What the task requires: Quote the data exactly, first line to the line containing "y_labels = ['1', '10', '100', '1000', '10000', '100000']", with no pictures.
* BEGIN *
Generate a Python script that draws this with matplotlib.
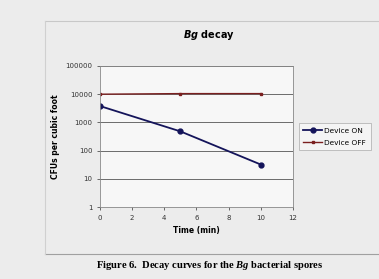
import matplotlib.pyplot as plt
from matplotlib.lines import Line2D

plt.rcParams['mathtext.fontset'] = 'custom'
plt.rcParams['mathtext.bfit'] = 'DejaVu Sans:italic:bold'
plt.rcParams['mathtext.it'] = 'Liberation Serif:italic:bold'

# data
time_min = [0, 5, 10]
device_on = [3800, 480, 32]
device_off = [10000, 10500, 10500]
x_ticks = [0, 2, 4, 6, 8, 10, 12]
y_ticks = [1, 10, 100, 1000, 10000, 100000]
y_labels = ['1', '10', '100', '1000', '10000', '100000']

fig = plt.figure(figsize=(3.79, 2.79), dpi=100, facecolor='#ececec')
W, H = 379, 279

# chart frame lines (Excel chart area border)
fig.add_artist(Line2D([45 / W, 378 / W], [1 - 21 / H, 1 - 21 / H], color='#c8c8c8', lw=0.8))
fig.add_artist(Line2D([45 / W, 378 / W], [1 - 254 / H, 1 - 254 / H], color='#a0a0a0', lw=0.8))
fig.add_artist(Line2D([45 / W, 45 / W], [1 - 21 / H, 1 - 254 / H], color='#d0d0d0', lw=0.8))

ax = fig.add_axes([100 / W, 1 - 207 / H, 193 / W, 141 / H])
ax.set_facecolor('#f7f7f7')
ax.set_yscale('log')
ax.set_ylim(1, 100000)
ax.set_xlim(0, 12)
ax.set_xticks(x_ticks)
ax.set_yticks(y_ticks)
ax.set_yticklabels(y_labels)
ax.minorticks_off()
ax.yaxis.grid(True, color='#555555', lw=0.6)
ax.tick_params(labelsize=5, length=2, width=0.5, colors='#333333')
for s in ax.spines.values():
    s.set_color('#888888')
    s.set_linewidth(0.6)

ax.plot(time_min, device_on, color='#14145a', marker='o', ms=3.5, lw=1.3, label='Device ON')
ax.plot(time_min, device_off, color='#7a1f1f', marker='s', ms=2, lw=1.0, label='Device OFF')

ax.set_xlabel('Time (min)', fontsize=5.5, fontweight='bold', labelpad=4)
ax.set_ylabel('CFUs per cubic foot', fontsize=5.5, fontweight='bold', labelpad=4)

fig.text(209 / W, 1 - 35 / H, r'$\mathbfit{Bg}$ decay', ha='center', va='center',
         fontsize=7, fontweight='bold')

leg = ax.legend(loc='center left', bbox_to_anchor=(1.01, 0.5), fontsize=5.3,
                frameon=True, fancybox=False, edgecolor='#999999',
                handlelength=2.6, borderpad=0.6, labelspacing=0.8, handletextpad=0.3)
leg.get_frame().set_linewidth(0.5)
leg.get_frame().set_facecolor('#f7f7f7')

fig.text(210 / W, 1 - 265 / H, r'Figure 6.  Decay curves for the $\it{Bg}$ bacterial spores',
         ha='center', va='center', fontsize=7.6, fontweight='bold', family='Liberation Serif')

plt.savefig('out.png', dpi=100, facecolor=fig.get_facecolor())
* END *
Task solution:
Generate a Python script that draws this with matplotlib.
import matplotlib.pyplot as plt
from matplotlib.lines import Line2D

plt.rcParams['mathtext.fontset'] = 'custom'
plt.rcParams['mathtext.bfit'] = 'DejaVu Sans:italic:bold'
plt.rcParams['mathtext.it'] = 'Liberation Serif:italic:bold'

# data
time_min = [0, 5, 10]
device_on = [3800, 480, 32]
device_off = [10000, 10500, 10500]
x_ticks = [0, 2, 4, 6, 8, 10, 12]
y_ticks = [1, 10, 100, 1000, 10000, 100000]
y_labels = ['1', '10', '100', '1000', '10000', '100000']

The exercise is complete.